start

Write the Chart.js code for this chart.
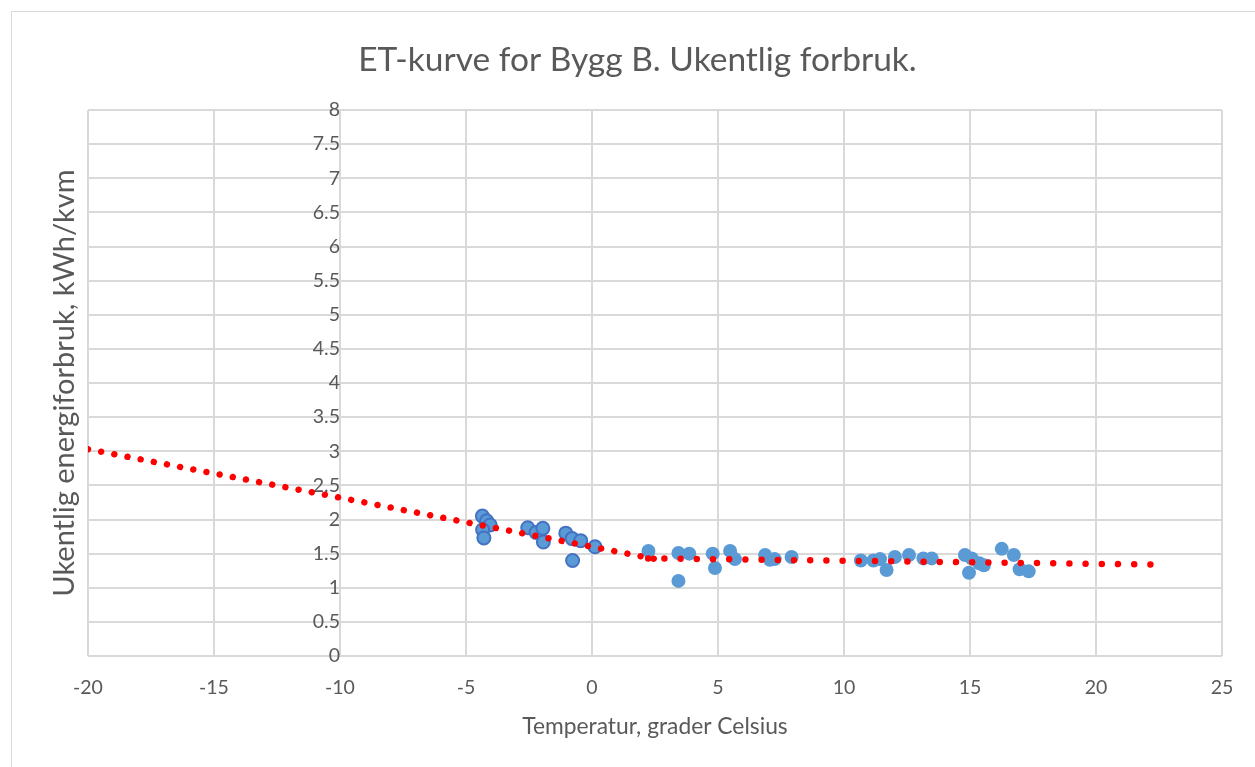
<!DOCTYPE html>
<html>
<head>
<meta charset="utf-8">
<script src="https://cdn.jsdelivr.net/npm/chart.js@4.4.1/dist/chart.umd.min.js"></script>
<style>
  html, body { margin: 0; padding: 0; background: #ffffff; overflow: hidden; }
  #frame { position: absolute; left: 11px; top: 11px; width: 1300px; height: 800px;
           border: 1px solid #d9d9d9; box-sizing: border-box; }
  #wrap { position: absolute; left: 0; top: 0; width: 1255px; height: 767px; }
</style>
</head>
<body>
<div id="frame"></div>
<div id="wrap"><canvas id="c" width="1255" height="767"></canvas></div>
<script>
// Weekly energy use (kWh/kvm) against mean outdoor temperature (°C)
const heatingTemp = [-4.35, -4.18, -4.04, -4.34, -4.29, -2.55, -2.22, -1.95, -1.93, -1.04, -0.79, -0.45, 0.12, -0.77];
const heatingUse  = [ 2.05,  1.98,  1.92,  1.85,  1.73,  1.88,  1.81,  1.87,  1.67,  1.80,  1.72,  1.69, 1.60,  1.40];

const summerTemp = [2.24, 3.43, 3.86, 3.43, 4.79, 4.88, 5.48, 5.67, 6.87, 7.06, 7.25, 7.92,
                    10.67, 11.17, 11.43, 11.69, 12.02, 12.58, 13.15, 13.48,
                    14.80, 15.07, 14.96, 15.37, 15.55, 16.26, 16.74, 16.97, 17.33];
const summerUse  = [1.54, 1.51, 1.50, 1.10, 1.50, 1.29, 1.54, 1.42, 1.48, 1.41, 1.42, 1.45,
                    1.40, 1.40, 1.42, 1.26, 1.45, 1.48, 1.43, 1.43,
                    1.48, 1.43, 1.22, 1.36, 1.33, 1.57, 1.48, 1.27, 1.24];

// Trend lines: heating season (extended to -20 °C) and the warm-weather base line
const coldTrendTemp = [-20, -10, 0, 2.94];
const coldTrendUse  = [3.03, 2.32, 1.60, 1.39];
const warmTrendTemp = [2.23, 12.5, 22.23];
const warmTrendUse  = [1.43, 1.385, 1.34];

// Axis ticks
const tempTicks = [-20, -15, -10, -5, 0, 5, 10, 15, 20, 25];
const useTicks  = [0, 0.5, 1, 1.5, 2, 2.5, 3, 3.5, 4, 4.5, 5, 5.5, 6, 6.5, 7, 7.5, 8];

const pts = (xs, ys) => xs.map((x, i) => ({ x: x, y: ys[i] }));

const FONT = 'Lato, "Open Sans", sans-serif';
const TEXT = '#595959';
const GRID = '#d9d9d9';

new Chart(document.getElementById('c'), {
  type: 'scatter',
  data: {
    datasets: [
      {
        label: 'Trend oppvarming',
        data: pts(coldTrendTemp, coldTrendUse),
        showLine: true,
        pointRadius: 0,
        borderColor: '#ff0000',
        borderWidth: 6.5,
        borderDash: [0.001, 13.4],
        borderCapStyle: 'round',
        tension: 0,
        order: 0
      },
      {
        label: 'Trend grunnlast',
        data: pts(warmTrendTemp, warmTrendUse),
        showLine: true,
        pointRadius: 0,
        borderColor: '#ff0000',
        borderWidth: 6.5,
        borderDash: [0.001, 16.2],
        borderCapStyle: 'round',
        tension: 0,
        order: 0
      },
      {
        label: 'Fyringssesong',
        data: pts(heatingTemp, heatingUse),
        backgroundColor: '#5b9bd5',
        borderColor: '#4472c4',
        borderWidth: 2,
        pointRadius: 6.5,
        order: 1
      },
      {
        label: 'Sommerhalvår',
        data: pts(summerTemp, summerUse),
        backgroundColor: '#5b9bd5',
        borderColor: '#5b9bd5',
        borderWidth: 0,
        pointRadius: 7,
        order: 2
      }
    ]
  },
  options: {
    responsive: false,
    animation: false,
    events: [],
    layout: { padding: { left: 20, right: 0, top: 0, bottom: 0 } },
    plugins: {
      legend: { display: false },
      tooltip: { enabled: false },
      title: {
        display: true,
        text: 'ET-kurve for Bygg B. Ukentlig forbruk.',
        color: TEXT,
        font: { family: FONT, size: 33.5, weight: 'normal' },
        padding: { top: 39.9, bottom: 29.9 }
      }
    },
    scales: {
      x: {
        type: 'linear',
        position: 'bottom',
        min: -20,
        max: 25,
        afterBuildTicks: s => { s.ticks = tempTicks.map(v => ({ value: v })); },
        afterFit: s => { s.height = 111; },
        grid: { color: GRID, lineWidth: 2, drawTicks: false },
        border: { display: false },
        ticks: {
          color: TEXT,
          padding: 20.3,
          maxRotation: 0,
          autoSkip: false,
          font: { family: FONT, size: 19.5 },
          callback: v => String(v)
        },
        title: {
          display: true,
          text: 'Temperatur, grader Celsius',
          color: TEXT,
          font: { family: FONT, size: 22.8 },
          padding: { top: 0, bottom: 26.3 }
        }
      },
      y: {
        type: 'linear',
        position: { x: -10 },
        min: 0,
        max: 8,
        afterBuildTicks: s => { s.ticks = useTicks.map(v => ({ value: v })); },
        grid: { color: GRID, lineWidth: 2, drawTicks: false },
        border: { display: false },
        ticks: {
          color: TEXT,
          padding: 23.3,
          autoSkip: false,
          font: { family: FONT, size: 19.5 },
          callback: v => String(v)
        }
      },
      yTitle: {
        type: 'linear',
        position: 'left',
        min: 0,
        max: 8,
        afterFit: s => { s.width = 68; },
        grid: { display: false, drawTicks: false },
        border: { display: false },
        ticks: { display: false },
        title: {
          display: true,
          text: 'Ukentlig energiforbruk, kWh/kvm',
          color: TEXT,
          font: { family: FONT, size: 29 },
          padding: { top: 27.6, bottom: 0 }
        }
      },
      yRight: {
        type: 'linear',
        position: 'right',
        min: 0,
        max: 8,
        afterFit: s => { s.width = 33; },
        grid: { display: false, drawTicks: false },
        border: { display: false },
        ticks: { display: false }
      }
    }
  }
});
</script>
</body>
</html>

end
start

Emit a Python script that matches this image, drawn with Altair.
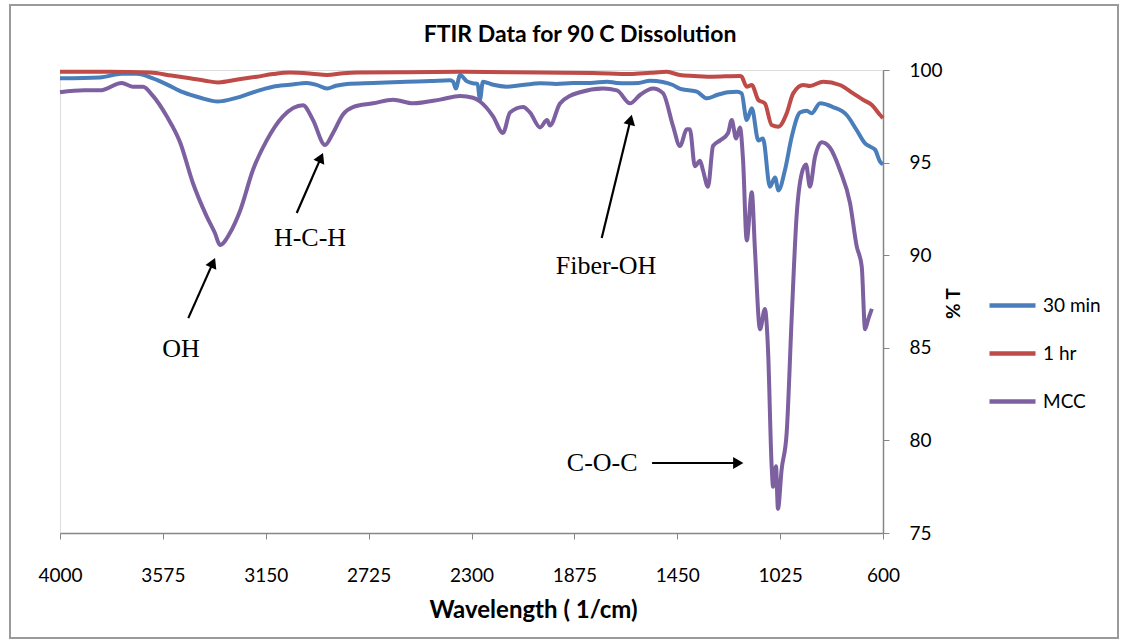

end

**EXERCISE TASK:** Collect each line holding the string "this".

**TASK ANSWER:**
Write the Chart.js code for this chart.
Emit a Python script that matches this image, drawn with Altair.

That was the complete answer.